▶ SUPPLIED DATA:
-- Start --

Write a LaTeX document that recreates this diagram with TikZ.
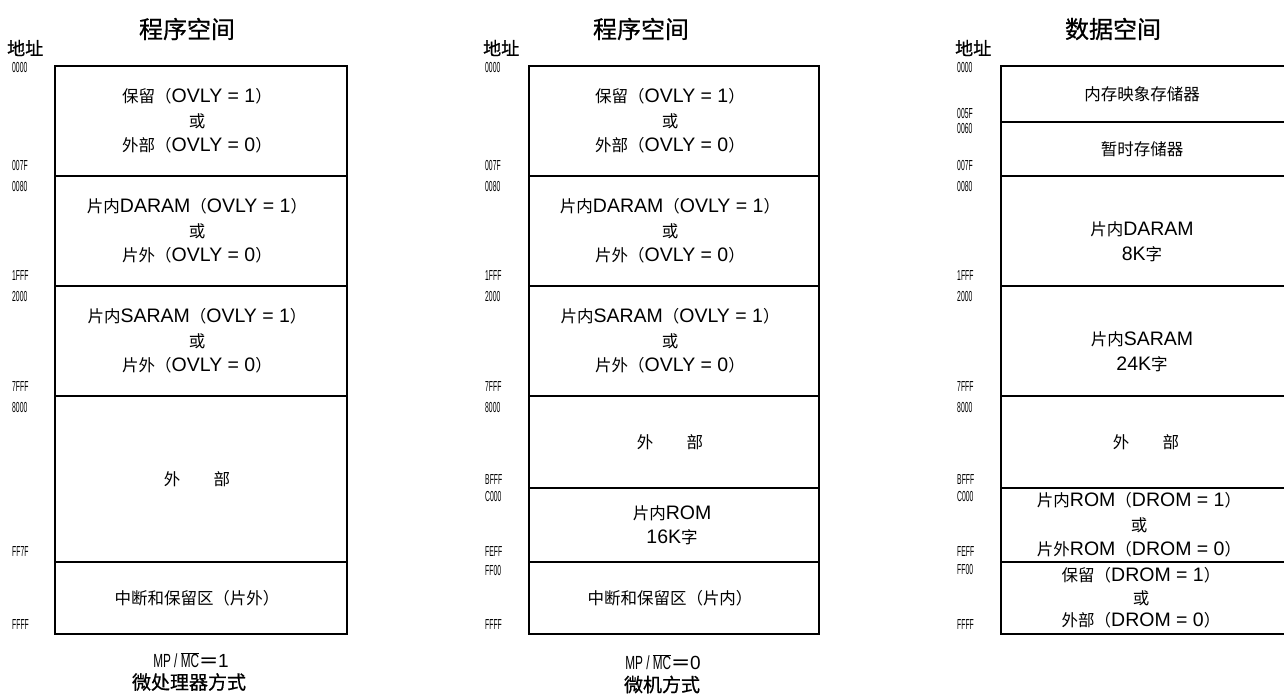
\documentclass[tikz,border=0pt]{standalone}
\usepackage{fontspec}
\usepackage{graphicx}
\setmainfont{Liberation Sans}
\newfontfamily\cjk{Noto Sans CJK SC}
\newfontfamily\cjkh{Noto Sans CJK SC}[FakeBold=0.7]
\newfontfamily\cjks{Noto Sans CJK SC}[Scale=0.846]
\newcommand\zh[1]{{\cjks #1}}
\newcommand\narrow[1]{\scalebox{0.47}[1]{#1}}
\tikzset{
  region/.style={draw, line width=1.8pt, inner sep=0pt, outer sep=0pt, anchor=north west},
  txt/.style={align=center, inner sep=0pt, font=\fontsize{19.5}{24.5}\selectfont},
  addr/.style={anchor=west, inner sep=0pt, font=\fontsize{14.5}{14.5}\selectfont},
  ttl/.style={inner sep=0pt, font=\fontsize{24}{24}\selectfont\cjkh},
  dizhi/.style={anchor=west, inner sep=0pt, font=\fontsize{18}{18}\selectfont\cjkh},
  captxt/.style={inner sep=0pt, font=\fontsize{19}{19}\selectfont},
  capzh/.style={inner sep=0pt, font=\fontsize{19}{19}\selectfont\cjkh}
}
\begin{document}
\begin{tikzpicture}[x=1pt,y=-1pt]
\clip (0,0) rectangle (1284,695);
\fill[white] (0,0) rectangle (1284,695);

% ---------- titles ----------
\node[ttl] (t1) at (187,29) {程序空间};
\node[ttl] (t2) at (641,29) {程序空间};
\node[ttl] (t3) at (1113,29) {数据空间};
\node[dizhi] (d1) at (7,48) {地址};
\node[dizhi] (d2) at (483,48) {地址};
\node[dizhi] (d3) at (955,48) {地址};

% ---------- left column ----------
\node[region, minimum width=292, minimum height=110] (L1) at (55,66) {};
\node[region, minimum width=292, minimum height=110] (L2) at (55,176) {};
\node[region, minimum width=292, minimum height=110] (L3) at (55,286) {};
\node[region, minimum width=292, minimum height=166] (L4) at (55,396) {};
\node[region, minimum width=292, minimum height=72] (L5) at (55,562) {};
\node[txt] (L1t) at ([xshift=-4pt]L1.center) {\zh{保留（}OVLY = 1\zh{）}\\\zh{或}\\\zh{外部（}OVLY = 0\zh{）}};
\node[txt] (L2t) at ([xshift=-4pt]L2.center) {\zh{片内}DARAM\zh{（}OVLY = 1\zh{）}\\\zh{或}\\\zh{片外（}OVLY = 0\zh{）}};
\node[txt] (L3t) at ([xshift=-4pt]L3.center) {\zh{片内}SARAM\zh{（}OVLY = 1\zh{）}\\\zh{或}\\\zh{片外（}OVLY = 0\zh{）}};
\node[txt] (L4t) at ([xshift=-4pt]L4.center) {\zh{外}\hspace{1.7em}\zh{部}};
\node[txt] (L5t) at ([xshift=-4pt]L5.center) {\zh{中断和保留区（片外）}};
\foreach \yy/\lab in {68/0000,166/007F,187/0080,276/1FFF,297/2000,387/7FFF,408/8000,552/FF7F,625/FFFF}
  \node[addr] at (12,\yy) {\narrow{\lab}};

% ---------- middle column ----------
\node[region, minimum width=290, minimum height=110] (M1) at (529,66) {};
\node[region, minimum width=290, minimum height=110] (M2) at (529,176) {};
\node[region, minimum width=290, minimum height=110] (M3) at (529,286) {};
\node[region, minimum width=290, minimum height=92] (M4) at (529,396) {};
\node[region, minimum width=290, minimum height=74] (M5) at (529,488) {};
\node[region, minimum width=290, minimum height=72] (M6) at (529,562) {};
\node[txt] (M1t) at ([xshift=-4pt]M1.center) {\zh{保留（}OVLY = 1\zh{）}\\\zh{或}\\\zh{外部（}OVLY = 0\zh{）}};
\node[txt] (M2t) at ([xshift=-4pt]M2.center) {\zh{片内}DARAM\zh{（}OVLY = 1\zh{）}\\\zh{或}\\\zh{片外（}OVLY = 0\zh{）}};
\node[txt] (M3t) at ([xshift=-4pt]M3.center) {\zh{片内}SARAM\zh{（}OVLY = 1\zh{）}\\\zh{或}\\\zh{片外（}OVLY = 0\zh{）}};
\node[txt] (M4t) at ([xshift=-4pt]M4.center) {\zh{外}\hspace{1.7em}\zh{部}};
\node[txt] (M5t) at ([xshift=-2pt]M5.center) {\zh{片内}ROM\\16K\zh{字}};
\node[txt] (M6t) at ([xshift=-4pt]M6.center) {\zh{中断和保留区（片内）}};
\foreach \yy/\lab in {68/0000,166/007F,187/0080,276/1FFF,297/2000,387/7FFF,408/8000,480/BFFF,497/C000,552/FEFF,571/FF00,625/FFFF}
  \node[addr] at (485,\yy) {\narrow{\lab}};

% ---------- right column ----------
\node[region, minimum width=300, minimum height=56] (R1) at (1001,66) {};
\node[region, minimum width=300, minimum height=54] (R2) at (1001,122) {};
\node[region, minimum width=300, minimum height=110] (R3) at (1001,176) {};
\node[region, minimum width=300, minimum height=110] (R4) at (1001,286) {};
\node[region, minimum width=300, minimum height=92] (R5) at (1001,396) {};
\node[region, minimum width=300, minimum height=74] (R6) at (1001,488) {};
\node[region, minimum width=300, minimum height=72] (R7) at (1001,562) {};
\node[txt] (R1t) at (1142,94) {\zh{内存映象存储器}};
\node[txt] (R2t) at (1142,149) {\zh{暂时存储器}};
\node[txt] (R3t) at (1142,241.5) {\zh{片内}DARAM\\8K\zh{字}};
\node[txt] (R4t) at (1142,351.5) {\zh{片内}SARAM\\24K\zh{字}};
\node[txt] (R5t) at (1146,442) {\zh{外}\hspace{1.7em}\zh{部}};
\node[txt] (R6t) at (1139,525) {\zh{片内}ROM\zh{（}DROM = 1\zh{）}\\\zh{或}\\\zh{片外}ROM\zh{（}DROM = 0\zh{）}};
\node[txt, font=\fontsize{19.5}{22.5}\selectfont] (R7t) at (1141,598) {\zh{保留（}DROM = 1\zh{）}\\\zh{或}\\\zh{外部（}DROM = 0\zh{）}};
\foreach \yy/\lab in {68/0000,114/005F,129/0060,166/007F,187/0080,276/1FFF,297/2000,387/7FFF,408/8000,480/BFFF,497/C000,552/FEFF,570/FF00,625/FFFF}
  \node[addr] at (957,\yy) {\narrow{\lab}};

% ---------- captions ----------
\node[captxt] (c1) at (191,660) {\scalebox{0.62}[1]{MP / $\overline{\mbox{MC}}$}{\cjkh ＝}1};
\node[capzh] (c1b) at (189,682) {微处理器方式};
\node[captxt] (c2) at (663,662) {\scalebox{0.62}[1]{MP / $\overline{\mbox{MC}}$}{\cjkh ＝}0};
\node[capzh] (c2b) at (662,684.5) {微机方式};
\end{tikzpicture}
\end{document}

-- End --

▶ CHALLENGE: Reproduce the material above in full and without alteration, but skip all pictures.

▶ COMPLETED EXERCISE:
Write a LaTeX document that recreates this diagram with TikZ.
\documentclass[tikz,border=0pt]{standalone}
\usepackage{fontspec}
\usepackage{graphicx}
\setmainfont{Liberation Sans}
\newfontfamily\cjk{Noto Sans CJK SC}
\newfontfamily\cjkh{Noto Sans CJK SC}[FakeBold=0.7]
\newfontfamily\cjks{Noto Sans CJK SC}[Scale=0.846]
\newcommand\zh[1]{{\cjks #1}}
\newcommand\narrow[1]{\scalebox{0.47}[1]{#1}}
\tikzset{
  region/.style={draw, line width=1.8pt, inner sep=0pt, outer sep=0pt, anchor=north west},
  txt/.style={align=center, inner sep=0pt, font=\fontsize{19.5}{24.5}\selectfont},
  addr/.style={anchor=west, inner sep=0pt, font=\fontsize{14.5}{14.5}\selectfont},
  ttl/.style={inner sep=0pt, font=\fontsize{24}{24}\selectfont\cjkh},
  dizhi/.style={anchor=west, inner sep=0pt, font=\fontsize{18}{18}\selectfont\cjkh},
  captxt/.style={inner sep=0pt, font=\fontsize{19}{19}\selectfont},
  capzh/.style={inner sep=0pt, font=\fontsize{19}{19}\selectfont\cjkh}
}
\begin{document}
\begin{tikzpicture}[x=1pt,y=-1pt]
\clip (0,0) rectangle (1284,695);
\fill[white] (0,0) rectangle (1284,695);

% ---------- titles ----------
\node[ttl] (t1) at (187,29) {程序空间};
\node[ttl] (t2) at (641,29) {程序空间};
\node[ttl] (t3) at (1113,29) {数据空间};
\node[dizhi] (d1) at (7,48) {地址};
\node[dizhi] (d2) at (483,48) {地址};
\node[dizhi] (d3) at (955,48) {地址};

% ---------- left column ----------
\node[region, minimum width=292, minimum height=110] (L1) at (55,66) {};
\node[region, minimum width=292, minimum height=110] (L2) at (55,176) {};
\node[region, minimum width=292, minimum height=110] (L3) at (55,286) {};
\node[region, minimum width=292, minimum height=166] (L4) at (55,396) {};
\node[region, minimum width=292, minimum height=72] (L5) at (55,562) {};
\node[txt] (L1t) at ([xshift=-4pt]L1.center) {\zh{保留（}OVLY = 1\zh{）}\\\zh{或}\\\zh{外部（}OVLY = 0\zh{）}};
\node[txt] (L2t) at ([xshift=-4pt]L2.center) {\zh{片内}DARAM\zh{（}OVLY = 1\zh{）}\\\zh{或}\\\zh{片外（}OVLY = 0\zh{）}};
\node[txt] (L3t) at ([xshift=-4pt]L3.center) {\zh{片内}SARAM\zh{（}OVLY = 1\zh{）}\\\zh{或}\\\zh{片外（}OVLY = 0\zh{）}};
\node[txt] (L4t) at ([xshift=-4pt]L4.center) {\zh{外}\hspace{1.7em}\zh{部}};
\node[txt] (L5t) at ([xshift=-4pt]L5.center) {\zh{中断和保留区（片外）}};
\foreach \yy/\lab in {68/0000,166/007F,187/0080,276/1FFF,297/2000,387/7FFF,408/8000,552/FF7F,625/FFFF}
  \node[addr] at (12,\yy) {\narrow{\lab}};

% ---------- middle column ----------
\node[region, minimum width=290, minimum height=110] (M1) at (529,66) {};
\node[region, minimum width=290, minimum height=110] (M2) at (529,176) {};
\node[region, minimum width=290, minimum height=110] (M3) at (529,286) {};
\node[region, minimum width=290, minimum height=92] (M4) at (529,396) {};
\node[region, minimum width=290, minimum height=74] (M5) at (529,488) {};
\node[region, minimum width=290, minimum height=72] (M6) at (529,562) {};
\node[txt] (M1t) at ([xshift=-4pt]M1.center) {\zh{保留（}OVLY = 1\zh{）}\\\zh{或}\\\zh{外部（}OVLY = 0\zh{）}};
\node[txt] (M2t) at ([xshift=-4pt]M2.center) {\zh{片内}DARAM\zh{（}OVLY = 1\zh{）}\\\zh{或}\\\zh{片外（}OVLY = 0\zh{）}};
\node[txt] (M3t) at ([xshift=-4pt]M3.center) {\zh{片内}SARAM\zh{（}OVLY = 1\zh{）}\\\zh{或}\\\zh{片外（}OVLY = 0\zh{）}};
\node[txt] (M4t) at ([xshift=-4pt]M4.center) {\zh{外}\hspace{1.7em}\zh{部}};
\node[txt] (M5t) at ([xshift=-2pt]M5.center) {\zh{片内}ROM\\16K\zh{字}};
\node[txt] (M6t) at ([xshift=-4pt]M6.center) {\zh{中断和保留区（片内）}};
\foreach \yy/\lab in {68/0000,166/007F,187/0080,276/1FFF,297/2000,387/7FFF,408/8000,480/BFFF,497/C000,552/FEFF,571/FF00,625/FFFF}
  \node[addr] at (485,\yy) {\narrow{\lab}};

% ---------- right column ----------
\node[region, minimum width=300, minimum height=56] (R1) at (1001,66) {};
\node[region, minimum width=300, minimum height=54] (R2) at (1001,122) {};
\node[region, minimum width=300, minimum height=110] (R3) at (1001,176) {};
\node[region, minimum width=300, minimum height=110] (R4) at (1001,286) {};
\node[region, minimum width=300, minimum height=92] (R5) at (1001,396) {};
\node[region, minimum width=300, minimum height=74] (R6) at (1001,488) {};
\node[region, minimum width=300, minimum height=72] (R7) at (1001,562) {};
\node[txt] (R1t) at (1142,94) {\zh{内存映象存储器}};
\node[txt] (R2t) at (1142,149) {\zh{暂时存储器}};
\node[txt] (R3t) at (1142,241.5) {\zh{片内}DARAM\\8K\zh{字}};
\node[txt] (R4t) at (1142,351.5) {\zh{片内}SARAM\\24K\zh{字}};
\node[txt] (R5t) at (1146,442) {\zh{外}\hspace{1.7em}\zh{部}};
\node[txt] (R6t) at (1139,525) {\zh{片内}ROM\zh{（}DROM = 1\zh{）}\\\zh{或}\\\zh{片外}ROM\zh{（}DROM = 0\zh{）}};
\node[txt, font=\fontsize{19.5}{22.5}\selectfont] (R7t) at (1141,598) {\zh{保留（}DROM = 1\zh{）}\\\zh{或}\\\zh{外部（}DROM = 0\zh{）}};
\foreach \yy/\lab in {68/0000,114/005F,129/0060,166/007F,187/0080,276/1FFF,297/2000,387/7FFF,408/8000,480/BFFF,497/C000,552/FEFF,570/FF00,625/FFFF}
  \node[addr] at (957,\yy) {\narrow{\lab}};

% ---------- captions ----------
\node[captxt] (c1) at (191,660) {\scalebox{0.62}[1]{MP / $\overline{\mbox{MC}}$}{\cjkh ＝}1};
\node[capzh] (c1b) at (189,682) {微处理器方式};
\node[captxt] (c2) at (663,662) {\scalebox{0.62}[1]{MP / $\overline{\mbox{MC}}$}{\cjkh ＝}0};
\node[capzh] (c2b) at (662,684.5) {微机方式};
\end{tikzpicture}
\end{document}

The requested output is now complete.